When I was a landscape architecture student at the University of Guelph, I took a year off school and got a full-time job working as a groundskeeper for the university. One of my first tasks as a groundskeeper was to collect litter from the grounds of the school. I was given a canvas bag with a shoulder strap and a grabber. With the grabber in my right hand, I picked up the litter and slung it into the bag that hung by my left side. Many people didn’t want this job. They thought that garbage picking was demeaning. Since I was the new guy on the grounds crew, I was given the job often. I didn’t mind because I loved the job. With that grabber in my hand, I felt cool and dangerous. As I strolled across the grounds of the campus looking for litter, I twirled my grabber in the way that a gunslinger from a western movie twirls his six shooter. That grabber became an extension of my body. When I spotted a piece of litter I would sometimes walk past it and then reach behind me with the grabber to get the litter and flick it into the bag all in one smooth motion. Every piece of litter was different and required a different approach. I developed lunges and other dramatic moves that I borrowed from martial arts and fencing. I felt cool and I imagined that the students on the campus admired me.

But the garbage job didn’t end with picking. It got even cooler than that. Every couple of days, the trash barrels on campus needed to be emptied. For this job, there was a small flat bed trailer with a large garbage can mounted on it and a platform for me to stand on. It looked remarkably like a chariot, but rather than being drawn by two horses, it was hitched to a John Deere tractor. My job was to stand at the back of the chariot, like a Roman soldier, and hold onto the garbage can. We drove across the campus stopping at every garbage barrel along the way. At each stop, I jumped from my mount, emptied the garbage barrel into the chariot, jumped back onto the chariot, and commanded the driver to continue. Once again, I felt cool and imagined that the students on the campus admired me.

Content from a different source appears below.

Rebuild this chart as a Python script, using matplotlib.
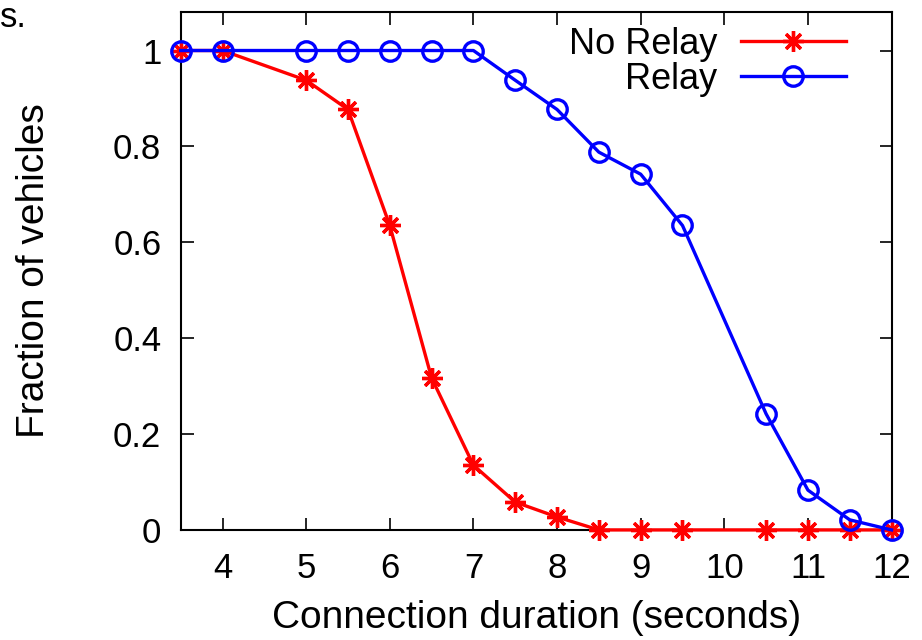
import matplotlib
matplotlib.use("Agg")
import matplotlib.pyplot as plt

x_norelay = [3.5, 4, 5, 5.5, 6, 6.5, 7, 7.5, 8, 8.5, 9, 9.5, 10.5, 11, 11.5, 12]
y_norelay = [1.0, 1.0, 0.938, 0.877, 0.635, 0.317, 0.135, 0.058, 0.027, 0, 0, 0, 0, 0, 0, 0]
x_relay = [3.5, 4, 5, 5.5, 6, 6.5, 7, 7.5, 8, 8.5, 9, 9.5, 10.5, 11, 11.5, 12]
y_relay = [1.0, 1.0, 1.0, 1.0, 1.0, 1.0, 1.0, 0.938, 0.877, 0.788, 0.742, 0.635, 0.242, 0.083, 0.021, 0]
xticks = [4, 5, 6, 7, 8, 9, 10, 11, 12]
yticks = [0, 0.2, 0.4, 0.6, 0.8, 1]
ytick_labels = ["0", "0.2", "0.4", "0.6", "0.8", "1"]

plt.rcParams['font.family'] = ['Liberation Sans', 'DejaVu Sans']

fig = plt.figure(figsize=(9.22, 6.4), dpi=100)
ax = fig.add_axes([0.196, 0.172, 0.771, 0.809])

ax.plot(x_norelay, y_norelay, color='#ff0000', lw=2.4, marker=(8, 2, 0),
        markersize=15, markeredgewidth=2.4, label='No Relay', clip_on=False, zorder=3)
ax.plot(x_relay, y_relay, color='#0000ff', lw=2.4, marker='o', markersize=14,
        markerfacecolor='none', markeredgewidth=2.4, label='Relay', clip_on=False, zorder=4)

ax.set_xlim(3.5, 12)
ax.set_ylim(0, 1.08)
ax.set_xticks(xticks)
ax.set_yticks(yticks)
ax.set_yticklabels(ytick_labels)
ax.tick_params(direction='in', length=9, width=1.2, top=True, right=True,
               labelsize=25)
ax.tick_params(axis='x', pad=16)
ax.tick_params(axis='y', pad=14)
for s in ax.spines.values():
    s.set_linewidth(1.5)

ax.set_xlabel('Connection duration (seconds)', fontsize=28, labelpad=11)
ax.set_ylabel('Fraction of vehicles', fontsize=28, labelpad=44)

ax.legend(loc='upper right', frameon=False, markerfirst=False, fontsize=26,
          handlelength=2.9, handletextpad=0.65, borderaxespad=0.0,
          labelspacing=0.0, bbox_to_anchor=(0.956, 1.0))

fig.text(0.0, 0.972, 's.', fontsize=25, va='center', ha='left')

fig.savefig('out.png', dpi=100)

So now when I have a grabber in my hand again, it feels good. This time I’m not picking litter with it (although I will pick up any litter that I come across). In the morning after using my grabber to put on my underwear, I give it a couple of twirls and for a moment I travel back to my glory days as a groundskeeper on the University of Guelph campus.

One thought on “The grabber”

  1. I too have had experience with a grabber … But it was years ago in a production meeting and I was inclined to press charges. Your way is better.